-- begin Information shown --
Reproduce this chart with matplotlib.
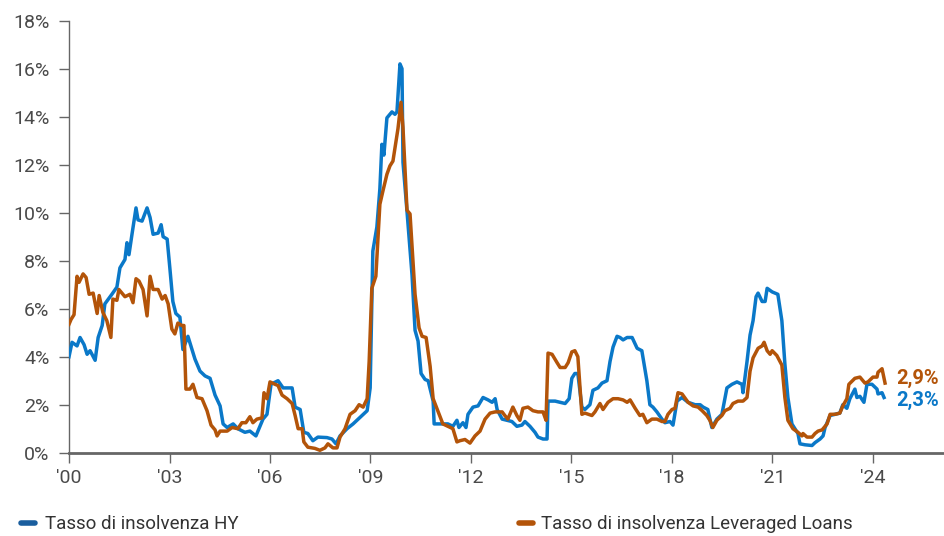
import matplotlib
matplotlib.use("Agg")
import matplotlib.pyplot as plt
from matplotlib.lines import Line2D

plt.rcParams['font.family'] = ['Roboto', 'DejaVu Sans']

# Tasso di insolvenza HY (decimal year, %)
hy_year = [2000.0, 2000.09, 2000.24, 2000.33, 2000.45, 2000.54, 2000.63, 2000.78, 2000.87, 2000.99,
           2001.07, 2001.28, 2001.43, 2001.52, 2001.67, 2001.73, 2001.79, 2001.88, 2002.0, 2002.06,
           2002.18, 2002.33, 2002.42, 2002.51, 2002.66, 2002.75, 2002.81, 2002.93, 2003.01, 2003.10,
           2003.19, 2003.31, 2003.40, 2003.55, 2003.76, 2003.91, 2004.06, 2004.21, 2004.36, 2004.51,
           2004.60, 2004.72, 2004.90, 2005.04, 2005.25, 2005.40, 2005.58, 2005.79, 2005.91, 2006.03,
           2006.24, 2006.39, 2006.66, 2006.75, 2006.90, 2007.01, 2007.13, 2007.28, 2007.43, 2007.70,
           2007.85, 2007.97, 2008.09, 2008.30, 2008.48, 2008.75, 2008.90, 2008.99, 2009.04, 2009.07,
           2009.19, 2009.28, 2009.34, 2009.40, 2009.49, 2009.64, 2009.73, 2009.79, 2009.88, 2009.94,
           2009.97, 2010.09, 2010.24, 2010.33, 2010.42, 2010.51, 2010.63, 2010.72, 2010.87, 2010.90,
           2011.07, 2011.31, 2011.46, 2011.58, 2011.64, 2011.76, 2011.85, 2011.91, 2012.06, 2012.21,
           2012.36, 2012.51, 2012.63, 2012.72, 2012.78, 2012.93, 2013.07, 2013.22, 2013.37, 2013.52,
           2013.61, 2013.76, 2013.91, 2014.0, 2014.15, 2014.27, 2014.30, 2014.51, 2014.66, 2014.81,
           2014.93, 2015.01, 2015.10, 2015.19, 2015.31, 2015.40, 2015.55, 2015.64, 2015.79, 2015.91,
           2016.06, 2016.15, 2016.24, 2016.36, 2016.45, 2016.54, 2016.66, 2016.81, 2016.96, 2017.10,
           2017.25, 2017.34, 2017.43, 2017.55, 2017.70, 2017.79, 2017.94, 2018.03, 2018.15, 2018.30,
           2018.48, 2018.69, 2018.84, 2018.93, 2019.07, 2019.19, 2019.34, 2019.49, 2019.64, 2019.79,
           2019.94, 2020.09, 2020.12, 2020.24, 2020.33, 2020.42, 2020.51, 2020.57, 2020.69, 2020.78,
           2020.84, 2020.99, 2021.16, 2021.28, 2021.37, 2021.46, 2021.58, 2021.67, 2021.76, 2021.82,
           2021.97, 2022.18, 2022.27, 2022.42, 2022.51, 2022.57, 2022.72, 2022.87, 2023.01, 2023.10,
           2023.22, 2023.31, 2023.46, 2023.52, 2023.61, 2023.73, 2023.82, 2023.97, 2024.12, 2024.15,
           2024.27, 2024.33]
hy_rate = [4.0, 4.6, 4.45, 4.8, 4.5, 4.1, 4.25, 3.85, 4.8, 5.3,
           6.2, 6.6, 6.9, 7.7, 8.05, 8.75, 8.25, 9.1, 10.2, 9.7,
           9.65, 10.2, 9.8, 9.1, 9.15, 9.5, 9.0, 8.9, 7.7, 6.3,
           5.8, 5.65, 4.3, 4.85, 3.9, 3.4, 3.2, 3.1, 2.4, 1.95,
           1.2, 1.05, 1.2, 1.0, 0.85, 0.9, 0.7, 1.4, 1.6, 2.85,
           3.0, 2.7, 2.7, 1.9, 1.8, 0.85, 0.8, 0.5, 0.65, 0.63,
           0.57, 0.37, 0.7, 1.0, 1.2, 1.55, 1.75, 2.7, 6.3, 8.4,
           9.4, 11.0, 12.85, 12.4, 13.95, 14.2, 14.1, 14.2, 16.2, 16.0,
           12.1, 10.05, 7.4, 5.1, 4.65, 3.3, 3.05, 3.0, 2.15, 1.2,
           1.2, 1.2, 1.1, 1.35, 1.05, 1.25, 1.05, 1.6, 1.9, 1.95,
           2.3, 2.2, 2.1, 2.25, 1.8, 1.4, 1.35, 1.3, 1.1, 1.15,
           1.3, 1.1, 0.85, 0.65, 0.57, 0.57, 2.15, 2.15, 2.1, 2.05,
           2.25, 3.1, 3.3, 3.3, 1.9, 1.8, 2.0, 2.6, 2.7, 2.9,
           3.0, 3.8, 4.4, 4.85, 4.8, 4.7, 4.8, 4.8, 4.35, 4.25,
           3.0, 2.0, 1.9, 1.7, 1.4, 1.25, 1.3, 1.15, 2.15, 2.3,
           2.1, 2.0, 2.0, 1.9, 1.8, 1.05, 1.4, 1.6, 2.7, 2.85,
           2.95, 2.85, 2.5, 3.8, 4.9, 5.5, 6.5, 6.65, 6.3, 6.3,
           6.85, 6.7, 6.6, 5.5, 3.7, 2.3, 1.2, 1.0, 0.8, 0.37,
           0.33, 0.3, 0.42, 0.57, 0.7, 1.05, 1.55, 1.6, 1.65, 2.0,
           1.85, 2.25, 2.65, 2.3, 2.35, 2.1, 2.85, 2.85, 2.65, 2.45,
           2.5, 2.3]

# Tasso di insolvenza Leveraged Loans (decimal year, %)
ll_year = [2000.0, 2000.06, 2000.15, 2000.24, 2000.30, 2000.42, 2000.51, 2000.60, 2000.72, 2000.84,
           2000.90, 2001.01, 2001.13, 2001.25, 2001.31, 2001.43, 2001.49, 2001.67, 2001.82, 2001.91,
           2002.0, 2002.09, 2002.21, 2002.33, 2002.42, 2002.51, 2002.66, 2002.78, 2002.87, 2002.96,
           2003.07, 2003.16, 2003.25, 2003.37, 2003.43, 2003.49, 2003.61, 2003.70, 2003.82, 2003.97,
           2004.12, 2004.24, 2004.36, 2004.42, 2004.51, 2004.72, 2004.87, 2005.04, 2005.16, 2005.28,
           2005.40, 2005.49, 2005.61, 2005.76, 2005.82, 2005.91, 2006.0, 2006.15, 2006.24, 2006.36,
           2006.51, 2006.66, 2006.75, 2006.84, 2006.96, 2007.01, 2007.13, 2007.34, 2007.49, 2007.64,
           2007.73, 2007.88, 2008.0, 2008.09, 2008.24, 2008.39, 2008.54, 2008.66, 2008.78, 2008.90,
           2008.96, 2009.04, 2009.16, 2009.28, 2009.37, 2009.49, 2009.58, 2009.67, 2009.76, 2009.82,
           2009.91, 2009.97, 2010.09, 2010.18, 2010.33, 2010.45, 2010.54, 2010.66, 2010.78, 2010.87,
           2011.16, 2011.46, 2011.58, 2011.67, 2011.82, 2011.97, 2012.12, 2012.27, 2012.42, 2012.57,
           2012.72, 2012.93, 2013.01, 2013.10, 2013.25, 2013.37, 2013.46, 2013.55, 2013.70, 2013.85,
           2014.0, 2014.15, 2014.24, 2014.30, 2014.42, 2014.57, 2014.66, 2014.81, 2014.90, 2015.01,
           2015.10, 2015.19, 2015.31, 2015.40, 2015.61, 2015.70, 2015.85, 2015.94, 2016.09, 2016.24,
           2016.39, 2016.54, 2016.66, 2016.75, 2016.90, 2017.04, 2017.13, 2017.25, 2017.40, 2017.55,
           2017.70, 2017.79, 2017.88, 2018.0, 2018.09, 2018.18, 2018.30, 2018.48, 2018.63, 2018.78,
           2018.90, 2019.04, 2019.13, 2019.22, 2019.34, 2019.49, 2019.58, 2019.73, 2019.82, 2019.97,
           2020.12, 2020.24, 2020.33, 2020.42, 2020.57, 2020.69, 2020.75, 2020.84, 2020.93, 2020.99,
           2021.13, 2021.28, 2021.37, 2021.46, 2021.61, 2021.76, 2021.88, 2021.91, 2022.03, 2022.18,
           2022.27, 2022.36, 2022.48, 2022.63, 2022.72, 2022.87, 2023.01, 2023.10, 2023.22, 2023.28,
           2023.46, 2023.61, 2023.76, 2023.85, 2024.0, 2024.12, 2024.15, 2024.27, 2024.36]
ll_rate = [5.35, 5.55, 5.75, 7.35, 7.1, 7.45, 7.3, 6.6, 6.65, 5.8,
           6.55, 5.85, 5.5, 4.8, 6.4, 6.35, 6.8, 6.5, 6.6, 6.25,
           7.25, 7.15, 6.8, 5.7, 7.35, 6.8, 6.8, 6.4, 6.55, 6.2,
           5.15, 4.95, 5.4, 5.3, 5.3, 2.65, 2.65, 2.85, 2.3, 2.25,
           1.75, 1.15, 0.95, 0.7, 0.9, 0.9, 1.05, 1.0, 1.25, 1.25,
           1.5, 1.25, 1.4, 1.45, 2.5, 2.25, 2.95, 2.85, 2.8, 2.4,
           2.25, 2.05, 1.55, 1.0, 1.0, 0.45, 0.23, 0.18, 0.1, 0.2,
           0.37, 0.2, 0.2, 0.65, 1.0, 1.6, 1.75, 2.0, 1.9, 2.25,
           3.8, 6.85, 7.35, 10.35, 10.9, 11.6, 11.95, 12.15, 12.95, 13.5,
           14.6, 13.55, 10.1, 9.95, 6.6, 5.2, 4.85, 4.8, 3.6, 2.25,
           1.2, 1.0, 0.45, 0.5, 0.55, 0.4, 0.7, 0.9, 1.4, 1.65,
           1.7, 1.7, 1.55, 1.4, 1.9, 1.55, 1.35, 1.85, 1.9, 1.75,
           1.7, 1.7, 1.35, 4.15, 4.1, 3.75, 3.55, 3.55, 3.75, 4.2,
           4.25, 4.0, 1.6, 1.65, 1.55, 1.7, 2.05, 1.8, 2.1, 2.25,
           2.25, 2.2, 2.1, 2.2, 1.85, 1.55, 1.6, 1.25, 1.4, 1.4,
           1.3, 1.3, 1.6, 1.8, 1.85, 2.5, 2.45, 2.1, 1.95, 1.9,
           1.75, 1.55, 1.35, 1.05, 1.35, 1.55, 1.75, 1.85, 2.05, 2.15,
           2.15, 2.3, 3.4, 3.95, 4.35, 4.45, 4.6, 4.25, 4.1, 4.25,
           4.05, 3.65, 2.3, 1.35, 1.0, 0.85, 0.7, 0.8, 0.65, 0.65,
           0.8, 0.9, 0.95, 1.2, 1.6, 1.6, 1.65, 1.95, 2.25, 2.85,
           3.1, 3.15, 2.9, 2.95, 3.15, 3.15, 3.35, 3.5, 2.9]

tick_years = [2000, 2003, 2006, 2009, 2012, 2015, 2018, 2021, 2024]
tick_labels = ["'00", "'03", "'06", "'09", "'12", "'15", "'18", "'21", "'24"]
y_ticks = [0, 2, 4, 6, 8, 10, 12, 14, 16, 18]

blue = '#0a78c8'
orange = '#b35409'
grey_txt = '#4a4a4a'

fig = plt.figure(figsize=(9.44, 5.36), dpi=100)
ax = fig.add_axes([0.0731, 0.1554, 0.9269, 0.806])

ax.plot(hy_year, hy_rate, color=blue, lw=2.5, solid_joinstyle='round', zorder=3)
ax.plot(ll_year, ll_rate, color=orange, lw=2.5, solid_joinstyle='round', zorder=4)

ax.set_xlim(2000, 2026.12)
ax.set_ylim(0, 18)
ax.set_xticks(tick_years)
ax.set_xticklabels(tick_labels)
ax.set_yticks(y_ticks)
ax.set_yticklabels([f'{v}%' for v in y_ticks])

for s in ['top', 'right']:
    ax.spines[s].set_visible(False)
ax.spines['left'].set_color('#666666')
ax.spines['left'].set_linewidth(1.0)
ax.spines['bottom'].set_color('#666666')
ax.spines['bottom'].set_linewidth(2.0)
ax.tick_params(axis='y', direction='out', length=7, width=1, color='#666666',
               labelsize=14, labelcolor=grey_txt, pad=7)
ax.tick_params(axis='x', direction='out', length=7, width=1, color='#666666',
               labelsize=14, labelcolor=grey_txt, pad=5)

# end labels
ax.annotate('2,9%', xy=(hy_year[-1], ll_rate[-1]), xytext=(9, 3), textcoords='offset points',
            color=orange, fontsize=14.5, fontweight='bold', va='center', ha='left')
ax.annotate('2,3%', xy=(hy_year[-1], hy_rate[-1]), xytext=(9, -2), textcoords='offset points',
            color=blue, fontsize=14.5, fontweight='bold', va='center', ha='left')

# legend entries
fig.add_artist(Line2D([0.022, 0.037], [0.024, 0.024], color='#1a5e9e', lw=4,
                      solid_capstyle='round'))
fig.text(0.048, 0.022, 'Tasso di insolvenza HY', color='#333333', fontsize=13.5,
         va='center', ha='left')
fig.add_artist(Line2D([0.550, 0.565], [0.024, 0.024], color=orange, lw=4,
                      solid_capstyle='round'))
fig.text(0.573, 0.022, 'Tasso di insolvenza Leveraged Loans', color='#333333', fontsize=13.5,
         va='center', ha='left')

fig.savefig('out.png', dpi=100)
-- end Information shown --
**Problem to solve**
Only the lines from the start of the material through the line containing "plt.rcParams['font.family'] = ['Roboto', 'DejaVu" should be transcribed. Pictures stay out.

**Correct response**
Reproduce this chart with matplotlib.
import matplotlib
matplotlib.use("Agg")
import matplotlib.pyplot as plt
from matplotlib.lines import Line2D

plt.rcParams['font.family'] = ['Roboto', 'DejaVu Sans']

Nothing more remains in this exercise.